Настоящее имя Волынского – Хаим Флексер. Гимназист из Житомира, он уже редактировал в журнале, где работал, и Чехова, и даже Толстого, а после революции станет, пусть и на короткое время, даже председателем Союза писателей. Зина председательства его не застанет, она уже будет в Париже. А влюбилась в него на шестом году замужества, в 1895-м, хотя он, как давний друг Мережковского, был едва ли не первым, кого она увидела в Петербурге, когда после Тбилиси поселилась с мужем еще на Верейской (С.-Петербург, ул. Верейская, 12). Знала давно, а влюбилась – неожиданно. Да так, что хотела травиться. Это она-то! Холодный ум! Писала ему письма, иногда по два в день, и подписывала их интимно – «Зизина». Лишь два из них были подписаны длинно, почти официально: «Мережковская-Гиппиус». Первое – из одной фразы: «Даю единственное право на издание всех моих произведений, стихотворных и прозаических, и имеющих быть написанными – Акиму Львовичу Флексеру, при моей жизни – равно как и после моей смерти». «После смерти» – заметьте! Кто хоть раз издавался, тот знает, что значит подобное письмо – почти завещание. Второе письмо было короче: «Зинаида Николаевна Мережковская-Гиппиус желала бы знать, когда она сможет получить свои портреты и письма, взамен возвращенных?» И – подпись! Вот между двумя этими письмами и лежали три года их странной любви.
Потом, на старости лет, когда Гиппиус, по словам писателя Ремизова, была уже «вся в костях и пружинах», она станет издеваться над тем, кого нежно звала когда-то «Амом» и «моим мальчиком». Напишет, что смеялась над Волынским за то, что он ездил за ней «хвостиком», что был недостаточно «тонким» и (ха-ха!) «не умел отличить статую от картины». Это он-то не умел – автор столь блистательной книги о Леонардо, что за нее сразу же стал почетным гражданином Милана. Разумеется, это была всего лишь месть, месть уязвленной женщины, месть за то, что когда-то сходила с ума от любви…

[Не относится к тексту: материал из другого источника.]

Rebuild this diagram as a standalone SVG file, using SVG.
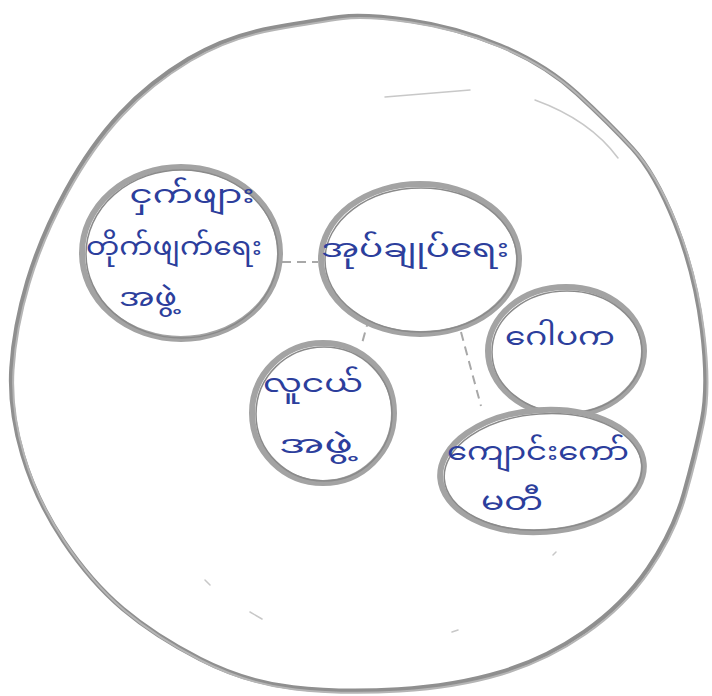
<svg xmlns="http://www.w3.org/2000/svg" width="712" height="696" viewBox="0 0 712 696">
<style>
.bg{fill:#ffffff}
.outer{fill:none;stroke:#8f8f8f;stroke-width:4.5;stroke-linejoin:round}
.outer2{fill:none;stroke:#b5b5b5;stroke-width:2}
.node{fill:#ffffff;stroke:#a3a3a3;stroke-width:6}
.node2{fill:none;stroke:#8a8a8a;stroke-width:1.5}
.conn{fill:none;stroke:#a8a8a8;stroke-width:2;stroke-dasharray:9 6}
.faint{fill:none;stroke:#c8c8c8;stroke-width:1.5;stroke-linecap:round}
.lbl{font-family:"Noto Sans Myanmar","Noto Sans","DejaVu Sans",sans-serif;fill:#2c3e9c;font-size:25px;text-anchor:middle}
</style>
<rect class="bg" x="0" y="0" width="712" height="696"/>
<g id="boundary">
<path class="outer" d="M 409.5,20.5 Q 455,27 500,45.5 Q 545,64 577,93.5 Q 609,123 632,148 Q 655,173 675,223 Q 695,273 702,329.5 Q 709,386 702,420.5 Q 695,455 684,493.5 Q 673,532 648,568.5 Q 623,605 584,632 Q 545,659 500,672.5 Q 455,686 398,689.5 Q 341,693 293,687.5 Q 245,682 200,659 Q 155,636 123,609 Q 91,582 63.5,541 Q 36,500 22.5,454.5 Q 9,409 11.5,368 Q 14,327 27.5,281.5 Q 41,236 66,190.5 Q 91,145 120.5,113.5 Q 150,82 188.5,59 Q 227,36 272.5,28 Q 318,20 341,17 Q 364,14 409.5,20.5 Z"/>
<path class="outer2" transform="translate(2,2)" d="M 409.5,20.5 Q 455,27 500,45.5 Q 545,64 577,93.5 Q 609,123 632,148 Q 655,173 675,223 Q 695,273 702,329.5 Q 709,386 702,420.5 Q 695,455 684,493.5 Q 673,532 648,568.5 Q 623,605 584,632 Q 545,659 500,672.5 Q 455,686 398,689.5 Q 341,693 293,687.5 Q 245,682 200,659 Q 155,636 123,609 Q 91,582 63.5,541 Q 36,500 22.5,454.5 Q 9,409 11.5,368 Q 14,327 27.5,281.5 Q 41,236 66,190.5 Q 91,145 120.5,113.5 Q 150,82 188.5,59 Q 227,36 272.5,28 Q 318,20 341,17 Q 364,14 409.5,20.5 Z"/>
<path class="faint" d="M 385,97 L 470,90"/>
<path class="faint" d="M 535,100 Q 590,120 618,158"/>
<path class="faint" d="M 205,580 L 210,585 M 250,612 L 262,619 M 452,632 L 458,630 M 553,555 L 556,552"/>
</g>
<g id="connectors">
<path class="conn" d="M 282,262 L 318,262"/>
<path class="conn" d="M 369,318 L 361,347"/>
<path class="conn" d="M 461,332 L 481,406"/>
</g>
<g id="node-malaria">
<ellipse class="node" cx="181" cy="253" rx="99" ry="86"/>
<ellipse class="node2" cx="182" cy="254" rx="96" ry="84"/>
<text class="lbl" x="192" y="203" textLength="125" lengthAdjust="spacingAndGlyphs">ငှက်ဖျား</text>
<text class="lbl" x="174" y="255" textLength="176" lengthAdjust="spacingAndGlyphs">တိုက်ဖျက်ရေး</text>
<text class="lbl" x="148" y="306" textLength="58" lengthAdjust="spacingAndGlyphs">အဖွဲ့</text>
</g>
<g id="node-admin">
<ellipse class="node" cx="420" cy="259" rx="99" ry="75"/>
<ellipse class="node2" cx="421" cy="260" rx="96" ry="72"/>
<text class="lbl" x="415" y="257" textLength="188" lengthAdjust="spacingAndGlyphs">အုပ်ချုပ်ရေး</text>
</g>
<g id="node-gawpaka">
<ellipse class="node" cx="566" cy="351" rx="78" ry="64"/>
<ellipse class="node2" cx="567" cy="352" rx="75" ry="61"/>
<text class="lbl" x="560" y="345" textLength="110" lengthAdjust="spacingAndGlyphs">ဂေါပက</text>
</g>
<g id="node-youth">
<ellipse class="node" cx="323" cy="413" rx="71" ry="70"/>
<ellipse class="node2" cx="324" cy="414" rx="68" ry="67"/>
<text class="lbl" x="313" y="392" textLength="100" lengthAdjust="spacingAndGlyphs">လူငယ်</text>
<text class="lbl" x="316" y="453" textLength="74" lengthAdjust="spacingAndGlyphs">အဖွဲ့</text>
</g>
<g id="node-school">
<ellipse class="node" cx="542" cy="471" rx="102" ry="61" transform="rotate(-4 542 471)"/>
<ellipse class="node2" cx="543" cy="472" rx="99" ry="58" transform="rotate(-4 542 471)"/>
<text class="lbl" x="538" y="460" textLength="182" lengthAdjust="spacingAndGlyphs">ကျောင်းကော်</text>
<text class="lbl" x="512" y="510" textLength="62" lengthAdjust="spacingAndGlyphs">မတီ</text>
</g>
</svg>
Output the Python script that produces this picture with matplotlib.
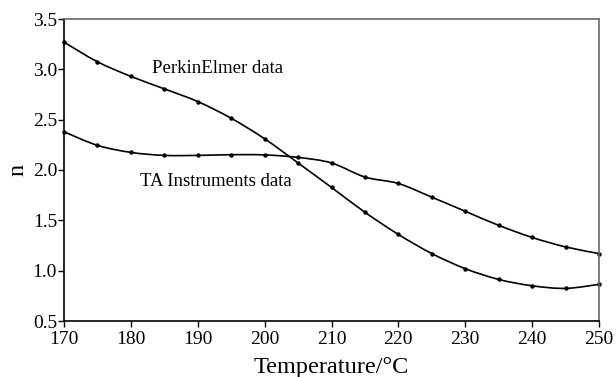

«Приходите в ресторан Палкина, – писала ему в разгар романа. – Буде у вас нет денег – не смущайтесь…» «Жду вас в Летнем саду в 3 часа…» «Вы найдете меня на Балтийском вокзале, к поезду в 4:20»… Ее с самого начала пленяло его обещание «быть чистым всю жизнь», как и она («Это меня побеждало»). Он же потом вспоминал: «Передо мною была женщина-девушка, тонкая, выше среднего роста, сухая как хворостинка, с большим каскадом золотистых волос. Шажки мелкие, поступь уверенная, движение быстрое, переходящее в скользящий бег. Глаза серые с бликами играющего света… Кокетливость достигала в ней высших степеней художественности». На поверхности, писал, была «настоящая комедия любви, обаянию которой все и поддавались», а внутри – «бури серьезнейших мотивов, мир какого-то фантастического бреда». «Любите ли вы меня сегодня? – спрашивала в сотый раз в записочках. – Сколько времени я вас не видала! Я так не могу. А вы?..» И следом, в тот же день: «Вы мне нужны навек, – до времени, когда я лягу в землю». Требовала: «Хочу невозможного, подснежников в июле». Жалела: «Дружок, радость моя, у меня внутри что-то рвется, когда вам печально. Ведь люблю, люблю вас». Надеялась, наконец: «Теперь нас ничто не разлучит. Целую вас так, как только вы хотите…»
Он устанет от ее напора: «Я не стану шляться по улицам», «Днем всякий человек имеет право работать», но ее было не остановить. «Не права делают любовь, а любовь дает все права», – перечила ему. «К черту вашу работу идиотскую». Однажды пришла к нему, видимо, еще на Колокольную (С.-Петербург, ул. Колокольная, 13), когда его не было дома, и писала ему оттуда не письмо – форменный репортаж: «Лезу в стол. Нашла дамский конверт с цветочком (с “маргаритками”). Есть еще правый стол. Лезу. Нашла массу неизвестных женских имен, написанных вашей рукой. Что это?.. Иду на разведку в спальню…» А потом, вслед за этим письмом, как раз и позвала на Балтийский вокзал, к отходящему поезду. Написала: «Ваша теперешняя любовь находится на одной из первых ступеней той лестницы, ни для кого недоступной, – на вершине которой мне необходимо вас видеть…»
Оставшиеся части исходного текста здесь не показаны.